Nel corso del colloquio, apprendiamo che Pioppi è stato messo in difficoltà proprio da questa sua decisione: i fascisti non gli hanno perdonato di non essersi messo con loro, e potendo farlo (sono loro che comandano, adesso) hanno boicottato tutti i suoi affari riducendolo sul lastrico. Ed anche questa è una scena che ha riscontri storici documentati: Bertolucci non si è inventato niente.

Quello che succede nella scena successiva si capisce benissimo guardando il film, riguarda la figlia di Olmo (qui ancora bambina) e la moglie di Alfredo; e non mi dilungo anche per non rovinare il piacere a chi ancora non conoscesse “Novecento”.
Merita invece una nota la scena dell’aratura, dove Olmo spinge di persona l’aratro nei campi. Olmo è Gerard Depardieu, che – come abbiamo visto – essendo giovane e forte non si faceva pregare se sul set c’era da faticare sul serio come contadino.
In questa scena, gli aratori cantano uno dei grandi classici della musica popolare, che fa più o meno così: “ara vilàn / voltès indré / la terra l’è dura / che bell’aratura...”. Ce ne sono molte varianti: “villano” è il contadino (la parola, in sè innocente, deriva da “villa” e solo in seguito ha assunto connotati negativi), che deve andare avanti e indietro (“voltati indietro”) più volte, e si ricorda che la terra è dura, perché non era mica facile lavorare la terra prima dell’arrivo del trattore.
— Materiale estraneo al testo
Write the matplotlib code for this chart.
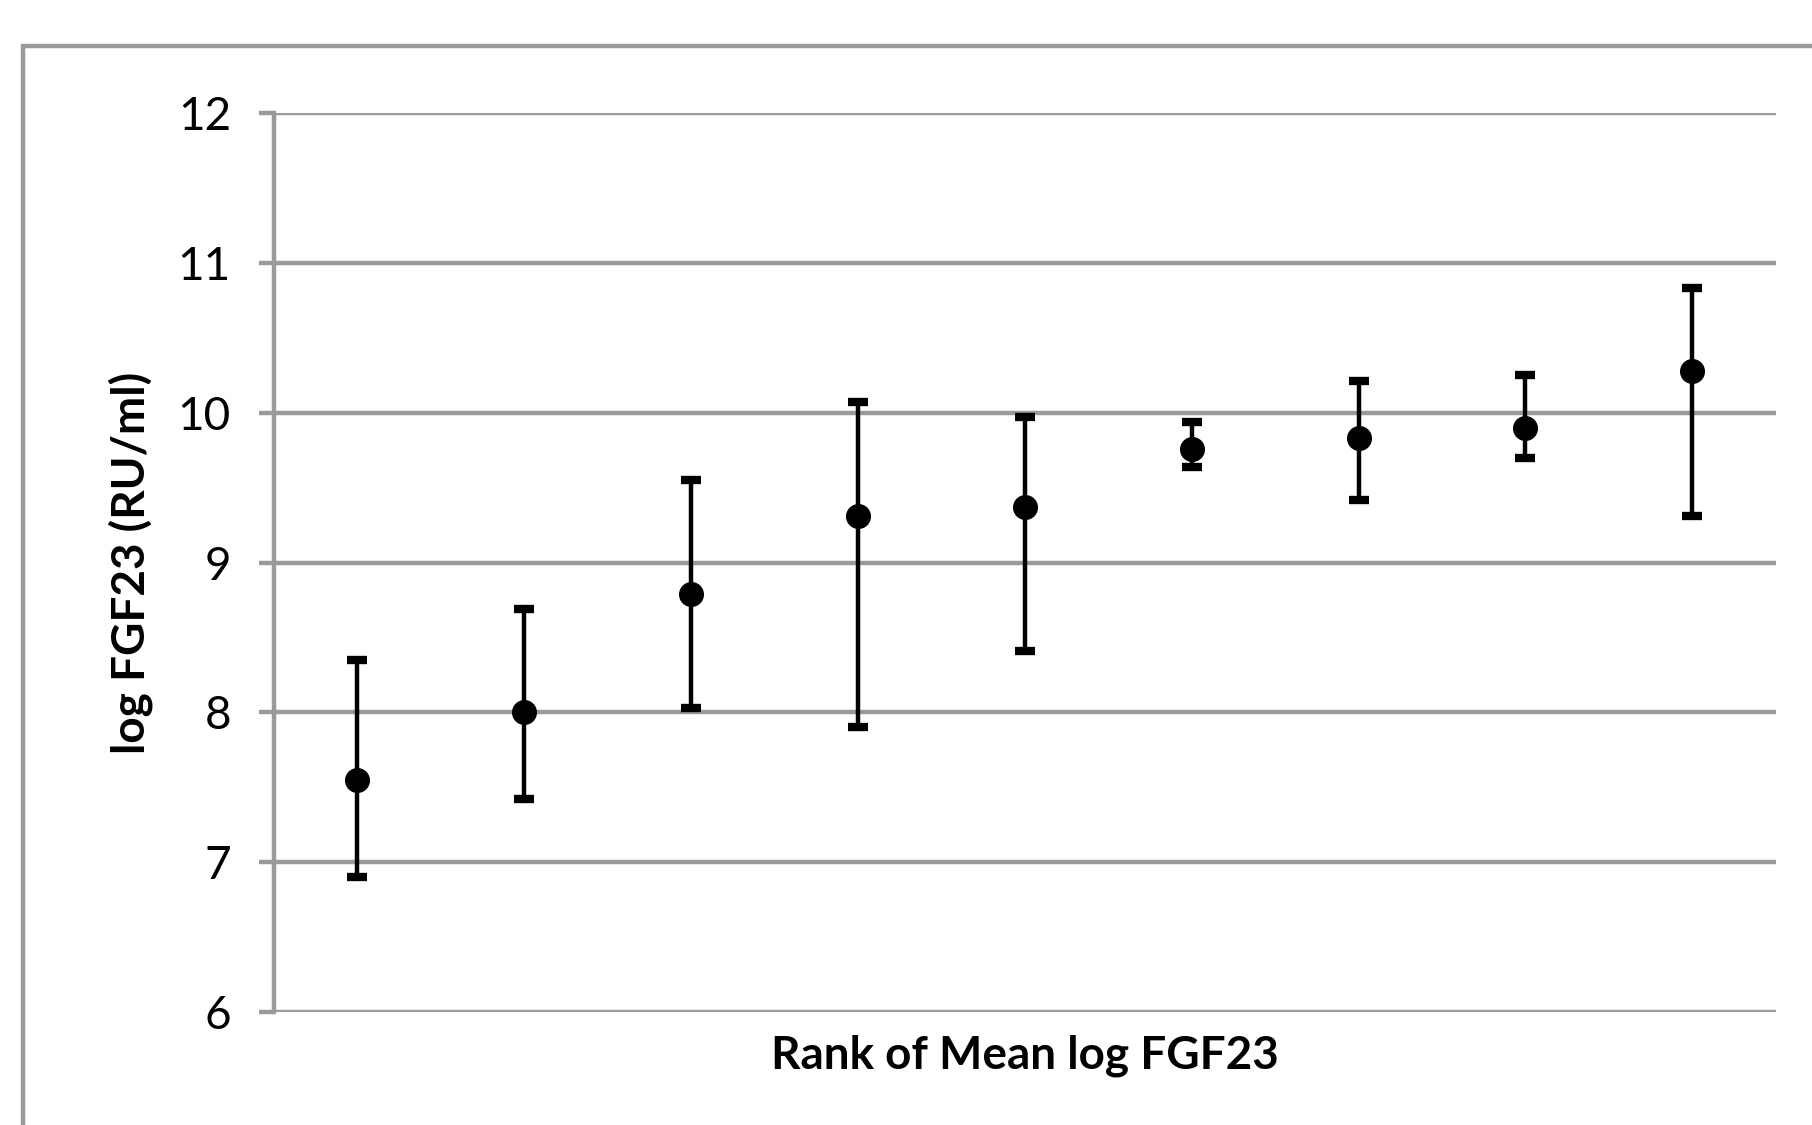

Più che le parole, però, è importante il ritmo: come insegnano i grandi storici della musica, per esempio il nostro Roberto Leydi, i nostri vecchi cantavano non tanto per passare il tempo, ma per dare ritmi al lavoro. Tutto il lavoro manuale è ritmato: le mondine avanzano a tempo, tutte insieme; i seminatori non spargono il seme dove capita, ma secondo ritmi precisi; i vogatori devono remare a tempo, e così i fabbri che martellano, e via dicendo. Questi ritmi sono stati poi trasferiti nei balli, e sono finiti nella nostra musica, grande o piccola che sia. L’origine della musica è in gran parte legata ai ritmi del lavoro, oltre che al battito del nostro cuore e al nostro respiro.